= AIM OF THE EXERCISE =
Write out the listing beneath this instruction in its entirety, exactly as it reads.

— START RECORDED DATA —

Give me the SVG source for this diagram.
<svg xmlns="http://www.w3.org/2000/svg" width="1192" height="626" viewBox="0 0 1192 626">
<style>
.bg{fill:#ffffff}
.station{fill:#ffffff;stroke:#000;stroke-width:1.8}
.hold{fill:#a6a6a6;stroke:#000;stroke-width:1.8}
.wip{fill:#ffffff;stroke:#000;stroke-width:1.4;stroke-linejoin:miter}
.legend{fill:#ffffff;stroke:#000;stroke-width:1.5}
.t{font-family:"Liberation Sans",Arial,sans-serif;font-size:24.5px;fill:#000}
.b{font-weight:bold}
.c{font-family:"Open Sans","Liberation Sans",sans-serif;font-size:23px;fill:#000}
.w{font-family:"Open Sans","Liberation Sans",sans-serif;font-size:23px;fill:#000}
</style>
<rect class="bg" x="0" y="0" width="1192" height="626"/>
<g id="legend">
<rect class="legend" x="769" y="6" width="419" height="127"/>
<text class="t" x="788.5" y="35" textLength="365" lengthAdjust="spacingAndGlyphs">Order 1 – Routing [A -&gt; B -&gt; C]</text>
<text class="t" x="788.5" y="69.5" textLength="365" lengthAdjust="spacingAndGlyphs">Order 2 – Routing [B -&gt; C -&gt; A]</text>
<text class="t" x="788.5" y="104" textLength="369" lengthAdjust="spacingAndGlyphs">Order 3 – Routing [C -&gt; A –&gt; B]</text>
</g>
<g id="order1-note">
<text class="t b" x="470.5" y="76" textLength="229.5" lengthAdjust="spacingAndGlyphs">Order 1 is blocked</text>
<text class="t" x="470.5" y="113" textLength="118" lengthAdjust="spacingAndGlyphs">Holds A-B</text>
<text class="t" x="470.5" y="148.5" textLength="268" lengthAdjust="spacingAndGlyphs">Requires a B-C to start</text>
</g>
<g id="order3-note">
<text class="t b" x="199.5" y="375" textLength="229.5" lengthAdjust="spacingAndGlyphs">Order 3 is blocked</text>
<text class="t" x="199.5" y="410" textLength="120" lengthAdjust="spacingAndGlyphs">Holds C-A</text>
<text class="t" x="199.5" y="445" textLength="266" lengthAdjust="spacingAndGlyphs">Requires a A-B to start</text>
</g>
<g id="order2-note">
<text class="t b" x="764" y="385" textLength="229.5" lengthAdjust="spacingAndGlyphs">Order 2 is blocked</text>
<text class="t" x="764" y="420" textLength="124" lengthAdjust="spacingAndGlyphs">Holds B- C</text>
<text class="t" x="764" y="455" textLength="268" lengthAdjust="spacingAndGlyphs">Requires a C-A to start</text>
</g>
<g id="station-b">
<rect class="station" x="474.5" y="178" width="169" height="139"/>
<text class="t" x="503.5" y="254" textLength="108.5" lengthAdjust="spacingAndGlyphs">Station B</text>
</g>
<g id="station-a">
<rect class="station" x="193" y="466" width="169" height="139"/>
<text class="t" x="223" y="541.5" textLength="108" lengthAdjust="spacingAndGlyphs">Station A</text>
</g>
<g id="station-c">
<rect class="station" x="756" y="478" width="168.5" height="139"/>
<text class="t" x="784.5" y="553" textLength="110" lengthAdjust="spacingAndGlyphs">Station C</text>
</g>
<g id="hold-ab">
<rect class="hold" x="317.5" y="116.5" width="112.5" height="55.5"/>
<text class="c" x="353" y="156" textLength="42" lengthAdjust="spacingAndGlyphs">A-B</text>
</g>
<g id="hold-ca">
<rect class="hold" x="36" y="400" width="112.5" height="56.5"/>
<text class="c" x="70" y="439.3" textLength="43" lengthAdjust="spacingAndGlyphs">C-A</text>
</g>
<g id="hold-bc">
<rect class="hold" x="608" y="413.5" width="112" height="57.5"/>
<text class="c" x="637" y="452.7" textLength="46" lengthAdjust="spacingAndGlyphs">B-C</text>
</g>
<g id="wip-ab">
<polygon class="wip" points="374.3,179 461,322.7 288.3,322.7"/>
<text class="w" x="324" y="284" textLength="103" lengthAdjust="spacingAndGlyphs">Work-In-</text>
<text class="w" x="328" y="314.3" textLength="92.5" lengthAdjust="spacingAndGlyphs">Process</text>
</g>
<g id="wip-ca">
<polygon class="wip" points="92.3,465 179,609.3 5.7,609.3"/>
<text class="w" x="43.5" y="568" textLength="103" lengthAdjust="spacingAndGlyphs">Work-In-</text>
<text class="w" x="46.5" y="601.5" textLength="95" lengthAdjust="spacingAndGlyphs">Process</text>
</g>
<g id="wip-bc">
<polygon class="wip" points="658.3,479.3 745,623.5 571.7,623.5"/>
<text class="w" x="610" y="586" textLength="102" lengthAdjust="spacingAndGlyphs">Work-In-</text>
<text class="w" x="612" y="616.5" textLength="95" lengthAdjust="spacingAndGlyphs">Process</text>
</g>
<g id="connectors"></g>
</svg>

— END RECORDED DATA —

= WRITTEN SOLUTION =
Give me the SVG source for this diagram.
<svg xmlns="http://www.w3.org/2000/svg" width="1192" height="626" viewBox="0 0 1192 626">
<style>
.bg{fill:#ffffff}
.station{fill:#ffffff;stroke:#000;stroke-width:1.8}
.hold{fill:#a6a6a6;stroke:#000;stroke-width:1.8}
.wip{fill:#ffffff;stroke:#000;stroke-width:1.4;stroke-linejoin:miter}
.legend{fill:#ffffff;stroke:#000;stroke-width:1.5}
.t{font-family:"Liberation Sans",Arial,sans-serif;font-size:24.5px;fill:#000}
.b{font-weight:bold}
.c{font-family:"Open Sans","Liberation Sans",sans-serif;font-size:23px;fill:#000}
.w{font-family:"Open Sans","Liberation Sans",sans-serif;font-size:23px;fill:#000}
</style>
<rect class="bg" x="0" y="0" width="1192" height="626"/>
<g id="legend">
<rect class="legend" x="769" y="6" width="419" height="127"/>
<text class="t" x="788.5" y="35" textLength="365" lengthAdjust="spacingAndGlyphs">Order 1 – Routing [A -&gt; B -&gt; C]</text>
<text class="t" x="788.5" y="69.5" textLength="365" lengthAdjust="spacingAndGlyphs">Order 2 – Routing [B -&gt; C -&gt; A]</text>
<text class="t" x="788.5" y="104" textLength="369" lengthAdjust="spacingAndGlyphs">Order 3 – Routing [C -&gt; A –&gt; B]</text>
</g>
<g id="order1-note">
<text class="t b" x="470.5" y="76" textLength="229.5" lengthAdjust="spacingAndGlyphs">Order 1 is blocked</text>
<text class="t" x="470.5" y="113" textLength="118" lengthAdjust="spacingAndGlyphs">Holds A-B</text>
<text class="t" x="470.5" y="148.5" textLength="268" lengthAdjust="spacingAndGlyphs">Requires a B-C to start</text>
</g>
<g id="order3-note">
<text class="t b" x="199.5" y="375" textLength="229.5" lengthAdjust="spacingAndGlyphs">Order 3 is blocked</text>
<text class="t" x="199.5" y="410" textLength="120" lengthAdjust="spacingAndGlyphs">Holds C-A</text>
<text class="t" x="199.5" y="445" textLength="266" lengthAdjust="spacingAndGlyphs">Requires a A-B to start</text>
</g>
<g id="order2-note">
<text class="t b" x="764" y="385" textLength="229.5" lengthAdjust="spacingAndGlyphs">Order 2 is blocked</text>
<text class="t" x="764" y="420" textLength="124" lengthAdjust="spacingAndGlyphs">Holds B- C</text>
<text class="t" x="764" y="455" textLength="268" lengthAdjust="spacingAndGlyphs">Requires a C-A to start</text>
</g>
<g id="station-b">
<rect class="station" x="474.5" y="178" width="169" height="139"/>
<text class="t" x="503.5" y="254" textLength="108.5" lengthAdjust="spacingAndGlyphs">Station B</text>
</g>
<g id="station-a">
<rect class="station" x="193" y="466" width="169" height="139"/>
<text class="t" x="223" y="541.5" textLength="108" lengthAdjust="spacingAndGlyphs">Station A</text>
</g>
<g id="station-c">
<rect class="station" x="756" y="478" width="168.5" height="139"/>
<text class="t" x="784.5" y="553" textLength="110" lengthAdjust="spacingAndGlyphs">Station C</text>
</g>
<g id="hold-ab">
<rect class="hold" x="317.5" y="116.5" width="112.5" height="55.5"/>
<text class="c" x="353" y="156" textLength="42" lengthAdjust="spacingAndGlyphs">A-B</text>
</g>
<g id="hold-ca">
<rect class="hold" x="36" y="400" width="112.5" height="56.5"/>
<text class="c" x="70" y="439.3" textLength="43" lengthAdjust="spacingAndGlyphs">C-A</text>
</g>
<g id="hold-bc">
<rect class="hold" x="608" y="413.5" width="112" height="57.5"/>
<text class="c" x="637" y="452.7" textLength="46" lengthAdjust="spacingAndGlyphs">B-C</text>
</g>
<g id="wip-ab">
<polygon class="wip" points="374.3,179 461,322.7 288.3,322.7"/>
<text class="w" x="324" y="284" textLength="103" lengthAdjust="spacingAndGlyphs">Work-In-</text>
<text class="w" x="328" y="314.3" textLength="92.5" lengthAdjust="spacingAndGlyphs">Process</text>
</g>
<g id="wip-ca">
<polygon class="wip" points="92.3,465 179,609.3 5.7,609.3"/>
<text class="w" x="43.5" y="568" textLength="103" lengthAdjust="spacingAndGlyphs">Work-In-</text>
<text class="w" x="46.5" y="601.5" textLength="95" lengthAdjust="spacingAndGlyphs">Process</text>
</g>
<g id="wip-bc">
<polygon class="wip" points="658.3,479.3 745,623.5 571.7,623.5"/>
<text class="w" x="610" y="586" textLength="102" lengthAdjust="spacingAndGlyphs">Work-In-</text>
<text class="w" x="612" y="616.5" textLength="95" lengthAdjust="spacingAndGlyphs">Process</text>
</g>
<g id="connectors"></g>
</svg>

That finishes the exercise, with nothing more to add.